To prepare the leather, wash fruit well and pit or core. If using specimens of less-than-perfect quality, cut out bad spots or bruises on skin. Drop fruit into the blender a few halves at a time with the dial set at puree. Continue until you have about 3 cups.

If using very ripe apricots, no sweetening is needed. If the fruit is very tart, add honey to taste, starting with 1 tablespoon and increasing only as necessary; 1/2 teaspoon of cinnamon blended with 3 cups of puree adds taste variety. Peaches and pears need no sweetening; however, you can add 1 tablespoon of lemon juice and 1/2 teaspoon of cinnamon for every 3 cups if variety is desired.

Wild strawberry leather makes a delicious snack for nibbling and can be melted for a glaze to use on tarts or a ham. Use 2 pounds of strawberries, hulled, and 1/2 cup honey. Add some powdered sugar. In a saucepan, simmer the berries and honey over low heat, stirring and mashing the fruit as it cooks until it is as thick as you can get it. Spread on a flat dish and place in the sun to dry. Sprinkle with powdered sugar, cut into squares and store in glass jars. Or, roll it like a jelly roll, then slice and store in glass jars.

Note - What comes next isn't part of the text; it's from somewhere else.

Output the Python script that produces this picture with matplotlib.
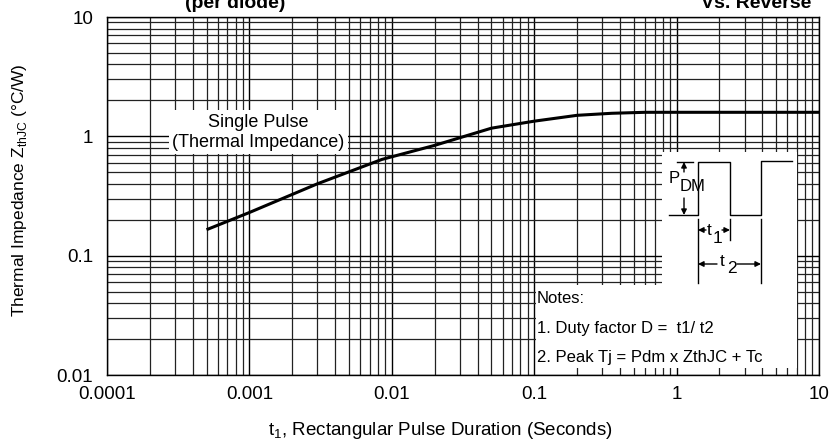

To produce a paper-thin leather, lightly oil a cookie sheet, or cover it with a layer of foil or waxed food wrap. Spread puree 1/4 inch thick, smoothing with a spoon, if necessary, to cover evenly. Place in a 120 to 150 degree oven, leaving the door slightly ajar for steam to escape. Two cookie sheets can be put in the oven at the same time to utilize oven heat more efficiently.

If you prefer not to use the oven, spread the fruit blend on cookie sheets and dry outdoors in the sun. The amount of time it will take to dry will depend on the thickness of the puree and the outdoor temperature. If the sun is hot (and the temperature 80 degrees or more), drying will take approximately 8 to 10 hours. If the weather is cool and puree quite thick, it may take a week or two. Do not leave the puree outdoors overnight.

When the leather has hardened, ease the edge up. Peel off easily. Roll into a scroll, or into jelly-roll shape and place in a cloth or paper bag to continue drying for several days. The finished product, which should still be pliable like leather, can be stored in tightly closed glass jars, but make sure the rolls are completely dry. If they are not, the leather will mold. If the leather has dried to the brittle stage, you can soften it by placing a piece of apple in the jar for 2 or 3 days. This will give it some moisture.